▶ _YOUR INSTRUCTIONS_: Return the records from the first line through the line containing "SQ3 = np.sqrt(3) / 2", and leave out the pictures.
··· EXERCISE INPUT ···
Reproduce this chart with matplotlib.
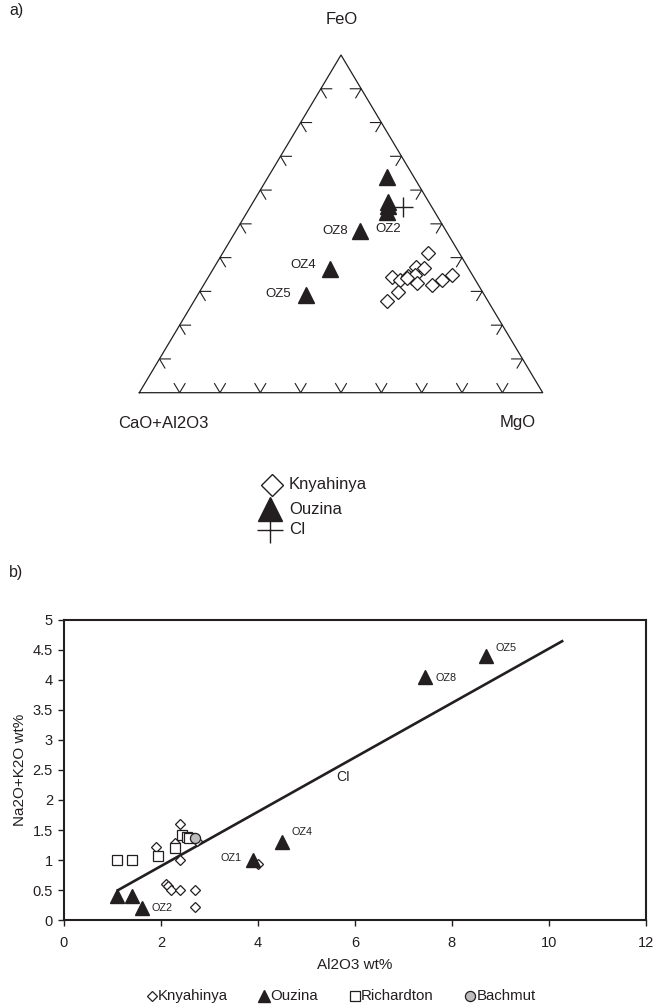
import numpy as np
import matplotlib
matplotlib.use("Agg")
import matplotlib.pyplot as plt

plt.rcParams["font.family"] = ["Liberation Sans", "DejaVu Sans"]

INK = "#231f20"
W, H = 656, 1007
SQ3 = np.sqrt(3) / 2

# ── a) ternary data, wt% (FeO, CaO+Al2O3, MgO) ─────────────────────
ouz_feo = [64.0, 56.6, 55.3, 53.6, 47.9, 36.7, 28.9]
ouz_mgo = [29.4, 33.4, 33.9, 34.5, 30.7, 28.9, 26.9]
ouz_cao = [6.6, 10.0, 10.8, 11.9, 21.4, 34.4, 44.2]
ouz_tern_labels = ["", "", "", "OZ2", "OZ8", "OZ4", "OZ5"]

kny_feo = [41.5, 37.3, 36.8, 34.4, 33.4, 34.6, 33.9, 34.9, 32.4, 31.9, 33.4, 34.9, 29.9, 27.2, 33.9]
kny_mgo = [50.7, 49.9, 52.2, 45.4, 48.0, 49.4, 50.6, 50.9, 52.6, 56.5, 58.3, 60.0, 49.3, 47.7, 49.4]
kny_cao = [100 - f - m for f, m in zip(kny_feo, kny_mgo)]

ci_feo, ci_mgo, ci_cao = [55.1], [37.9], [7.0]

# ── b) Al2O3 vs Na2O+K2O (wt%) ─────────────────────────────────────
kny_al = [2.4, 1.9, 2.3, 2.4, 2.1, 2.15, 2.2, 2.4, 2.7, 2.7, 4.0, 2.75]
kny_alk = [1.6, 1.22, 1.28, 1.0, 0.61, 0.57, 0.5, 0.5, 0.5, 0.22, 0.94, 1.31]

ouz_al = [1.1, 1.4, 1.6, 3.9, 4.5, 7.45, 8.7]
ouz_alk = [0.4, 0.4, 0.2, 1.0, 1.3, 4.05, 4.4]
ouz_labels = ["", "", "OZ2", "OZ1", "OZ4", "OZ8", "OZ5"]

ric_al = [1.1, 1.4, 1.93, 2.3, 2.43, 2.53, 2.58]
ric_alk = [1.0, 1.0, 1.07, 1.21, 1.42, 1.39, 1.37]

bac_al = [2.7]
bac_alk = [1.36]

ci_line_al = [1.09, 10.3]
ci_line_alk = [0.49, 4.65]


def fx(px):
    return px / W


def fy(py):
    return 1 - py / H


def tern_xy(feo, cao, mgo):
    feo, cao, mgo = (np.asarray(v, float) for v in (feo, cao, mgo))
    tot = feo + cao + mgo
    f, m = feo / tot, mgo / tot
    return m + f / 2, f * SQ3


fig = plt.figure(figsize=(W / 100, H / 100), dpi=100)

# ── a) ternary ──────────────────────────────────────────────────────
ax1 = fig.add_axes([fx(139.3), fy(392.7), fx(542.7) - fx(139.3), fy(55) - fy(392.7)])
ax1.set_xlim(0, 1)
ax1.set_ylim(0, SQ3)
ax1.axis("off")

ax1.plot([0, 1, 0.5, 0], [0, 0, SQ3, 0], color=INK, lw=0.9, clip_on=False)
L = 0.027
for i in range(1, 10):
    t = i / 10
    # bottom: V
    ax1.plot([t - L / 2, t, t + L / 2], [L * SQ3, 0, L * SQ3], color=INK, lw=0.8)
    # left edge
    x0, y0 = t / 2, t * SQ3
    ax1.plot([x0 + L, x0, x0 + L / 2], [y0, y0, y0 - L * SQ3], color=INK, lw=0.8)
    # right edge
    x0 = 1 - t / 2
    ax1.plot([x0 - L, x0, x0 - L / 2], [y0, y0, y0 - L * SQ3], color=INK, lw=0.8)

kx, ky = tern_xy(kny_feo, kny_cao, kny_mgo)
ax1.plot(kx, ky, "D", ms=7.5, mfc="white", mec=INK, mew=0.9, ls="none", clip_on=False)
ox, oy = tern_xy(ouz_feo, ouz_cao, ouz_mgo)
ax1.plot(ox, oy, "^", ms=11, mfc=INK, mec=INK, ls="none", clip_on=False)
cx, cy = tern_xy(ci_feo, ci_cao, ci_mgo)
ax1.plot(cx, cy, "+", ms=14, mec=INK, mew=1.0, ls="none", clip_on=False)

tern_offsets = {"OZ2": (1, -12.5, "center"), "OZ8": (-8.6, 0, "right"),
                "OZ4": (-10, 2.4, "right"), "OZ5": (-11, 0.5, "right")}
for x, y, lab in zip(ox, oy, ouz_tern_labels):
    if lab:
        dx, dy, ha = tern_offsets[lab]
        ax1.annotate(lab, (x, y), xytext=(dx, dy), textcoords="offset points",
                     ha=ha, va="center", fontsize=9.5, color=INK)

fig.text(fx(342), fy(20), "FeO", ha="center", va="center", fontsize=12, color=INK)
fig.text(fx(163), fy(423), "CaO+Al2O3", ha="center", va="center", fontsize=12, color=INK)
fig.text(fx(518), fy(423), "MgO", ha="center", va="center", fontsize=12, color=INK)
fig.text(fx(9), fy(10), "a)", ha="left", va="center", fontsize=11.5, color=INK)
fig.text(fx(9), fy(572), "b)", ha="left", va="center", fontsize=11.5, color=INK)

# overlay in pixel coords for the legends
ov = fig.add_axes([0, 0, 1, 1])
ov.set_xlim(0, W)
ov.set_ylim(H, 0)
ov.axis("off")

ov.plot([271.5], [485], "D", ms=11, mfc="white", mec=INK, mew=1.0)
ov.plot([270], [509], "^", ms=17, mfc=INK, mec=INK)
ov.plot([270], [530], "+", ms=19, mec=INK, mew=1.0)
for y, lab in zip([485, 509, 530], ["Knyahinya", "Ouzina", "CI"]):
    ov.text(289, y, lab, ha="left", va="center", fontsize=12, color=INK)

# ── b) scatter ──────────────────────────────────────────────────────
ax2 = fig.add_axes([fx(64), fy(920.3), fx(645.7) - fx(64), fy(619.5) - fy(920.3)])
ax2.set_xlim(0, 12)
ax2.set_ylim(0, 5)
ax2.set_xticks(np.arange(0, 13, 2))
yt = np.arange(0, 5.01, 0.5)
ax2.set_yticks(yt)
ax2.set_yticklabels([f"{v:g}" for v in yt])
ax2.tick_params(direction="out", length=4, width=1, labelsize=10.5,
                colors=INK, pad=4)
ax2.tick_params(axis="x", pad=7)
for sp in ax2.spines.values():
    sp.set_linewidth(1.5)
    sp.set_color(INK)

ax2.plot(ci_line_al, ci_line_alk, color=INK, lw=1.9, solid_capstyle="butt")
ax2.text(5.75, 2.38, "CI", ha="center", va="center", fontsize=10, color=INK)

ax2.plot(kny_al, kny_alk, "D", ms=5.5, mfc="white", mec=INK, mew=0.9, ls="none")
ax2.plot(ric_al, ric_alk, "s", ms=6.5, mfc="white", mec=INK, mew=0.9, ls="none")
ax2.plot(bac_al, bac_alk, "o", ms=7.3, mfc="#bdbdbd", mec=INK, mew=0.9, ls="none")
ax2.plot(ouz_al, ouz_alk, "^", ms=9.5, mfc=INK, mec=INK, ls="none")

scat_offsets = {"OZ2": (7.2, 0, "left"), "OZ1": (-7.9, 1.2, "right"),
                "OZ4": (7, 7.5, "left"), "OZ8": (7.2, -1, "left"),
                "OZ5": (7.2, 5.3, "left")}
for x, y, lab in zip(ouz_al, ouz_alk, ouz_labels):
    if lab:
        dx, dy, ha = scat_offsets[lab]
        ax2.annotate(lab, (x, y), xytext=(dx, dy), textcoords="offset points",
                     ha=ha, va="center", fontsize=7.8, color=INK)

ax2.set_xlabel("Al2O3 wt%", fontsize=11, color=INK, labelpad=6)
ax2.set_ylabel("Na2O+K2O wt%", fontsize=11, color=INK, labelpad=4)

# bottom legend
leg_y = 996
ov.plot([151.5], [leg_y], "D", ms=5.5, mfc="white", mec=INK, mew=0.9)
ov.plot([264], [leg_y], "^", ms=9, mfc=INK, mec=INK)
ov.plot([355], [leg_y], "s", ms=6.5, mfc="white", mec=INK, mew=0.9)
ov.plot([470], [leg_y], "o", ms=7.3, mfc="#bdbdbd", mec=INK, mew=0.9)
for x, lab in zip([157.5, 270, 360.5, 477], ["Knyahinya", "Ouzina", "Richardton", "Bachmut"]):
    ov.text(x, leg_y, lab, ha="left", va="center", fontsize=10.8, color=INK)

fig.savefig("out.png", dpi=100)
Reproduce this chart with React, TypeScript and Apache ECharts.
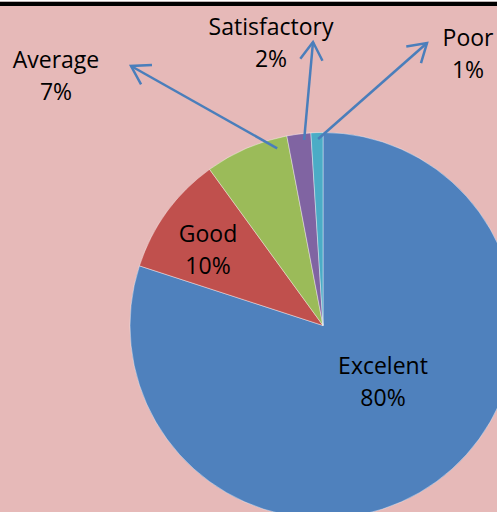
···
▶ _SOLVED EXERCISE_:
Reproduce this chart with matplotlib.
import numpy as np
import matplotlib
matplotlib.use("Agg")
import matplotlib.pyplot as plt

plt.rcParams["font.family"] = ["Liberation Sans", "DejaVu Sans"]

INK = "#231f20"
W, H = 656, 1007
SQ3 = np.sqrt(3) / 2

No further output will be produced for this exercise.